Los príncipes orientales, de China y Japón, pudieron el toque exótico y colorista y su vistosidad llamaría la atención de los madrileños, según destacaban las crónicas de la época. Madrid estaba exultante y abarrotado de gentes de provincias. Las salas de espectáculos no dejaron de ofrecer sesiones siempre colmadas de espectadores y en la ciudad se vivieron días de auténtica fiesta.

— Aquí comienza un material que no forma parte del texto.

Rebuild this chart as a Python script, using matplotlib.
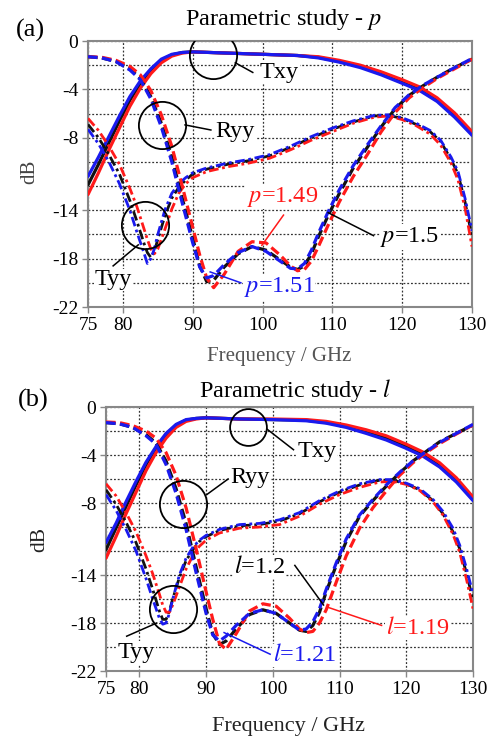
import matplotlib
matplotlib.use("Agg")
import matplotlib.pyplot as plt
import numpy as np

plt.rcParams['font.family'] = ['Liberation Serif', 'DejaVu Serif']
plt.rcParams['mathtext.fontset'] = 'stix'

# frequency grids (GHz)
f_txy = [75, 76.5, 78, 79.5, 81, 82.5, 84, 85.5, 87, 88.5, 90, 95, 100, 105, 108, 111, 114, 117, 120, 122.5, 125, 127.5, 130]
f_ryy = [75, 77, 79, 81, 82.5, 84, 85.5, 87, 88.5, 90, 91, 92, 93, 94.5, 96.5, 98.5, 100.5, 102.5, 104, 105, 106, 107, 108,
         109.5, 111, 113, 115, 117, 119, 121, 123, 125, 127.5, 130]
f_tyy = [75, 76.5, 78, 79.5, 81, 82, 83, 83.5, 84, 84.5, 85, 86, 87, 88, 89, 90, 92, 95, 98, 101, 104, 107, 110, 113, 116,
         118, 120, 122, 124, 125.5, 127, 128, 129, 130]

# (a) parametric study - p   (black p=1.5, red p=1.49, blue p=1.51)
a_txy_k = [-11.9, -10.2, -8.4, -6.6, -4.9, -3.5, -2.4, -1.6, -1.15, -0.95, -0.9, -1.0, -1.1, -1.2, -1.35, -1.7, -2.1, -2.7,
           -3.4, -4.0, -4.9, -6.2, -7.7]
a_txy_r = [-12.7, -10.9, -9.0, -7.2, -5.4, -3.9, -2.7, -1.8, -1.25, -1.0, -0.9, -1.0, -1.1, -1.2, -1.3, -1.6, -2.0, -2.55,
           -3.2, -3.8, -4.7, -5.95, -7.5]
a_txy_b = [-11.2, -9.6, -7.9, -6.2, -4.6, -3.3, -2.3, -1.5, -1.1, -0.95, -0.9, -1.0, -1.1, -1.2, -1.4, -1.75, -2.2, -2.8,
           -3.5, -4.1, -5.0, -6.3, -7.8]

a_ryy_k = [-1.3, -1.4, -1.7, -2.3, -3.1, -4.6, -6.8, -9.6, -13.0, -16.3, -18.6, -19.9, -19.8, -18.7, -17.6, -17.0, -17.3,
           -18.1, -18.7, -18.9, -18.6, -17.6, -16.2, -14.3, -12.6, -10.5, -8.8, -7.1, -5.6, -4.5, -3.7, -3.0, -2.2, -1.5]
a_ryy_r = [-1.3, -1.35, -1.6, -2.1, -2.8, -4.1, -6.1, -8.7, -12.0, -15.4, -17.7, -19.6, -20.4, -19.3, -17.4, -16.6, -16.7,
           -17.7, -18.6, -19.0, -18.9, -18.2, -17.0, -15.1, -13.3, -11.2, -9.4, -7.5, -5.9, -4.7, -3.85, -3.1, -2.3, -1.5]
a_ryy_b = [-1.3, -1.4, -1.7, -2.4, -3.2, -4.8, -7.1, -10.0, -13.4, -16.7, -18.7, -19.6, -19.4, -18.5, -17.5, -17.0, -17.4,
           -18.2, -18.8, -18.85, -18.4, -17.3, -15.9, -14.0, -12.3, -10.3, -8.6, -7.0, -5.5, -4.45, -3.65, -3.0, -2.2, -1.45]

a_tyy_k = [-6.9, -8.0, -9.4, -11.0, -13.2, -14.9, -16.7, -17.5, -17.9, -17.4, -16.4, -14.5, -13.0, -12.1, -11.5, -11.0,
           -10.6, -10.2, -9.9, -9.5, -8.8, -8.0, -7.3, -6.7, -6.2, -6.15, -6.4, -6.9, -7.5, -8.3, -9.8, -11.0, -13.3, -16.2]
a_tyy_r = [-6.4, -7.4, -8.7, -10.2, -12.2, -13.7, -15.5, -16.4, -17.2, -17.6, -17.2, -15.6, -13.9, -12.6, -11.8, -11.3,
           -10.8, -10.4, -10.1, -9.7, -9.0, -8.2, -7.5, -6.8, -6.3, -6.2, -6.5, -7.0, -7.7, -8.6, -10.1, -11.5, -13.8, -17.0]
a_tyy_b = [-7.3, -8.5, -10.0, -11.8, -14.0, -15.8, -17.5, -18.4, -18.0, -17.2, -16.0, -14.0, -12.6, -11.8, -11.3, -10.9,
           -10.5, -10.1, -9.8, -9.4, -8.7, -7.9, -7.2, -6.6, -6.15, -6.1, -6.35, -6.8, -7.4, -8.2, -9.6, -10.8, -13.0, -15.7]

# (b) parametric study - l   (black l=1.2, red l=1.19, blue l=1.21)
b_txy_k = [-11.9, -10.1, -8.3, -6.5, -4.8, -3.4, -2.3, -1.5, -1.1, -0.95, -0.9, -1.0, -1.05, -1.1, -1.3, -1.6, -2.1, -2.6,
           -3.3, -4.0, -4.9, -6.1, -7.7]
b_txy_r = [-12.6, -10.8, -8.9, -7.1, -5.3, -3.8, -2.6, -1.7, -1.2, -1.0, -0.9, -1.0, -1.0, -1.05, -1.2, -1.5, -1.9, -2.4,
           -3.1, -3.75, -4.65, -5.9, -7.5]
b_txy_b = [-11.3, -9.7, -7.9, -6.2, -4.6, -3.3, -2.2, -1.45, -1.05, -0.95, -0.9, -1.0, -1.05, -1.15, -1.35, -1.7, -2.2,
           -2.75, -3.45, -4.1, -5.0, -6.25, -7.8]

b_ryy_k = [-1.3, -1.4, -1.7, -2.3, -3.0, -4.5, -6.8, -9.7, -13.3, -16.8, -18.9, -19.8, -19.5, -18.5, -17.3, -16.9, -17.2,
           -18.0, -18.6, -18.7, -18.2, -17.1, -15.4, -13.2, -11.2, -9.1, -7.8, -6.6, -5.5, -4.5, -3.7, -2.9, -2.2, -1.5]
b_ryy_r = [-1.25, -1.3, -1.55, -2.0, -2.6, -3.8, -5.7, -8.4, -11.8, -15.4, -17.7, -19.7, -20.2, -18.9, -17.0, -16.4, -16.6,
           -17.6, -18.5, -18.8, -18.7, -18.0, -16.9, -14.6, -12.4, -10.1, -8.4, -7.0, -5.7, -4.65, -3.8, -3.05, -2.25, -1.5]
b_ryy_b = [-1.3, -1.4, -1.7, -2.4, -3.1, -4.8, -7.2, -10.2, -13.8, -17.2, -19.0, -19.5, -19.1, -18.2, -17.2, -16.9, -17.2,
           -18.0, -18.6, -18.5, -17.9, -16.8, -15.2, -13.0, -11.0, -9.0, -7.7, -6.5, -5.45, -4.5, -3.7, -2.95, -2.2, -1.45]

b_tyy_k = [-6.9, -8.1, -9.6, -11.3, -13.5, -15.2, -17.0, -17.7, -17.7, -17.0, -16.0, -14.2, -12.8, -11.9, -11.2, -10.8,
           -10.3, -9.9, -9.8, -9.5, -8.9, -7.9, -7.1, -6.5, -6.1, -6.1, -6.4, -6.9, -7.8, -8.9, -10.4, -11.8, -13.8, -16.1]
b_tyy_r = [-6.4, -7.4, -8.8, -10.4, -12.4, -13.9, -15.6, -16.5, -17.1, -17.1, -16.5, -15.0, -13.5, -12.4, -11.6, -11.1,
           -10.5, -10.1, -10.0, -9.8, -9.1, -8.1, -7.3, -6.7, -6.25, -6.2, -6.45, -6.95, -7.9, -9.0, -10.6, -12.1, -14.3, -16.8]
b_tyy_b = [-7.3, -8.6, -10.2, -12.0, -14.3, -16.0, -17.6, -18.1, -18.0, -17.2, -16.0, -14.0, -12.6, -11.7, -11.1, -10.7,
           -10.2, -9.8, -9.7, -9.4, -8.8, -7.8, -7.0, -6.4, -6.05, -6.05, -6.35, -6.8, -7.7, -8.7, -10.1, -11.5, -13.4, -15.6]

x_ticks = [75, 80, 90, 100, 110, 120, 130]
y_ticks = [0, -4, -8, -14, -18, -22]

BLACK = '#111111'
RED = '#ff1a1a'
BLUE = '#1a1aee'


def draw_panel(ax, txy, ryy, tyy):
    for vals, c in zip(txy, [BLACK, RED, BLUE]):
        ax.plot(f_txy, vals, color=c, lw=2.3, solid_capstyle='round', zorder=3)
    for vals, c in zip(tyy, [BLACK, RED, BLUE]):
        ax.plot(f_tyy, vals, color=c, lw=2.0, linestyle=(0, (3.5, 1.3, 1, 1.3)), zorder=3)
    for vals, c in zip(ryy, [BLACK, RED, BLUE]):
        ax.plot(f_ryy, vals, color=c, lw=2.3, linestyle=(0, (3, 1.4)), zorder=3)

    ax.set_xlim(75, 130)
    ax.set_ylim(-22, 0)
    ax.set_xticks(x_ticks)
    ax.set_yticks(y_ticks)
    ax.set_yticklabels([str(v) for v in y_ticks])
    ax.set_yticks(np.arange(-20, 0, 2), minor=True)
    ax.tick_params(which='both', direction='out', length=4, width=1, color='#888888', labelsize=14, pad=3)
    ax.tick_params(which='minor', length=0)
    ax.grid(which='both', color='#333333', lw=0.9, linestyle=(0, (1.5, 1.5)), zorder=1)
    for s in ax.spines.values():
        s.set_color('#888888')
        s.set_linewidth(1.5)


def circle(ax, x, y, size):
    ax.plot([x], [y], marker='o', ms=size, mfc='none', mec='black', mew=1.3, zorder=6)


def label(ax, x, y, text, color, line):
    (x0, y0), (x1, y1) = line
    ax.plot([x0, x1], [y0, y1], color=color, lw=1.1, zorder=6)
    ax.text(x, y, text, color=color, fontsize=17.5, ha='center', va='center', zorder=7,
            bbox=dict(fc='white', ec='none', pad=0.5))


fig = plt.figure(figsize=(4.96, 7.37), dpi=100)
W, H = 496, 737

# ---- panel (a)
ax1 = fig.add_axes([88 / W, 1 - 307 / H, 384 / W, 266 / H])
draw_panel(ax1, [a_txy_k, a_txy_r, a_txy_b], [a_ryy_k, a_ryy_r, a_ryy_b], [a_tyy_k, a_tyy_r, a_tyy_b])
circle(ax1, 92.9, -1.16, 34)
circle(ax1, 85.6, -6.94, 34)
circle(ax1, 83.1, -15.2, 34)
label(ax1, 102.4, -2.6, 'Txy', 'black', [(96.1, -1.8), (98.6, -2.6)])
label(ax1, 96.1, -7.5, 'Ryy', 'black', [(88.9, -6.94), (92.6, -7.36)])
label(ax1, 78.6, -19.75, 'Tyy', 'black', [(82.2, -16.86), (78.6, -18.6)])
label(ax1, 102.9, -12.87, '$p$=1.49', RED, [(103.0, -14.4), (99.9, -16.9)])
label(ax1, 121.1, -16.2, '$p$=1.5', 'black', [(115.9, -16.1), (109.4, -14.2)])
label(ax1, 102.4, -20.36, '$p$=1.51', BLUE, [(96.9, -20.0), (92.5, -19.1)])

fig.text(284 / W, 1 - 20 / H, 'Parametric study - $p$', fontsize=17.5, ha='center', va='center')
fig.text(30 / W, 1 - 30 / H, '(a)', fontsize=19, ha='center', va='center')
fig.text(30 / W, 1 - 172 / H, 'dB', fontsize=15, rotation=90, ha='center', va='center', color='#444444')
fig.text(279 / W, 1 - 357 / H, 'Frequency / GHz', fontsize=15, ha='center', va='center', color='#555555')

# ---- panel (b)
ax2 = fig.add_axes([106 / W, 1 - 671 / H, 367 / W, 264 / H])
draw_panel(ax2, [b_txy_k, b_txy_r, b_txy_b], [b_ryy_k, b_ryy_r, b_ryy_b], [b_tyy_k, b_tyy_r, b_tyy_b])
circle(ax2, 96.3, -1.67, 26.5)
circle(ax2, 86.5, -8.08, 34)
circle(ax2, 85.0, -16.83, 34)
label(ax2, 106.6, -3.7, 'Txy', 'black', [(99.1, -1.83), (103.1, -3.56)])
label(ax2, 96.6, -5.9, 'Ryy', 'black', [(90.1, -7.3), (93.3, -6.0)])
label(ax2, 79.6, -20.45, 'Tyy', 'black', [(82.6, -18.0), (78.1, -19.1)])
label(ax2, 98.0, -13.3, '$l$=1.2', 'black', [(103.3, -13.2), (107.6, -16.5)])
label(ax2, 121.7, -18.4, '$l$=1.19', RED, [(116.3, -18.2), (108.3, -16.7)])
label(ax2, 104.8, -20.7, '$l$=1.21', BLUE, [(99.6, -20.6), (92.7, -18.8)])

fig.text(295 / W, 1 - 390 / H, 'Parametric study - $l$', fontsize=17.5, ha='center', va='center')
fig.text(33 / W, 1 - 400 / H, '(b)', fontsize=19, ha='center', va='center')
fig.text(40 / W, 1 - 539 / H, 'dB', fontsize=15.5, rotation=90, ha='center', va='center', color='#222222')
fig.text(288 / W, 1 - 726 / H, 'Frequency / GHz', fontsize=16, ha='center', va='center', color='#222222')

fig.savefig('out.png', dpi=100)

El 17 de mayo de 1902 tuvo lugar el juramento, en el Congreso de los Diputados, después de un desfile en coche que comenzó a la una de la tarde. En el cortejo iban los caballos del Real Picadero, adornados a la manera oriental, vistosos en colorido y haciendo sus cabriolas. La banda real, con timbales y clarines iba también a caballo, dando a la comitiva un aire marcial y festivo. Le seguían los carruajes de los grandes de España, con sus escudos y blasones en lo alto, pasaron los Medinaceli, Alba, Aliaga, Bailén, Conquista, Fernán-Núñez, Heredia, Spínola, Santoña, Sotomayor, Tamames, Miraflores y Tovar. Tras ellos iban las infantas y los príncipes de Asturias y aún detrás, la carroza real con Alfonso XIII, su madre y la infanta María Teresa.
En un momento del desfile un hombre se abalanzó sobre la carroza real, abrió la portezuela y se metió dentro. El rey, tal y como escribió en su diario, le propinó un puñetazo en la cara, al tiempo que la escolta ya tiraba de él hacia abajo. Ya en el suelo, le cayó al espontáneo una “lluvia de palos”, que le dejaría seis o siete heridas en la cabeza. El rumor de un atentado volaría por Madrid aunque al final, el espontáneo resultó ser un demente enamorado de la infanta María Teresa, que quería declararse allí mismo.
Juan Carlos I. La coronación de Juan Carlos tuvo lugar el 22 de noviembre de 1975, dos días después de la muerte de Franco. El rey no sólo prestó juramento, sino que fue proclamado por el Congreso, al igual que Amadeo de Saboya – no así su abuelo Alfonso XIII – y el congreso celebró una sesión extraordinaria, en vez de una sesión regia, como se llamaba comúnmente.
España salía de una dictadura y por tanto no había Constitución que jurar, por lo que Juan Carlos juró “cumplir y hacer cumplir las Leyes Fundamentales del Reino y guardar lealtad a los Principios que informan el Movimiento Nacional”, algo que como es conocido, se saltaría después al sancionar la Ley de la Reforma Política y más tarde, también la Constitución.
Don Juan Carlos hizo algo que sus antecesores no harían, dirigirse a los presentes en un discurso institucional el mismo día de su proclamación, en el que dijo, entre otras cosas que aquel día comenzaba una nueva etapa en la historia de España. “Esta etapa que hemos de recorrer juntos se inicia en la paz, el trabajo y la prosperidad, fruto del esfuerzo común y de la decidida voluntad colectiva. La Monarquía será el fiel guardián de esa herencia y procurará en todo momento mantener la más estrecha relación con el pueblo. La institución que personifico integra a todos los españoles, y hoy en esta hora trascendental os convoco porque a todos nos incumbe por igual el deber de servir a España. Que todos entiendan con generosidad y altura de miras que nuestro futuro se basará en un efectivo consenso de concordia nacional”.
Por primera vez, el rey de la transición prescindiría de la carroza real y optaría por un Rolls Royce descapotable, con el que cubrió el recorrido entre el Palacio de la Zarzuela y el Congreso. Fueron escoltados por la guardia real a caballo vestida de gala y las gentes abarrotaron las calles para seguir a la comitiva al grito de “¡Juan Carlos!”. El monarca, agitaba la mano y en ocasiones también se cuadraba para hacer el saludo militar. En un coche de lujo pero cubierto, iban tras el rey el príncipe y las infantas. En el palacio de Oriente hizo una parada militar. Allí, todos los representantes civiles, eclesiásticos y militares, presentaron sus respetos al rey, junto a los miembros de las delegaciones extranjeras. La princesa Grace de Mónaco, los reyes de Grecia, el príncipe de Marruecos y representantes de las casas reales de Kuwait o Arabia Saudí, además de todas las europeas, asistieron al acto.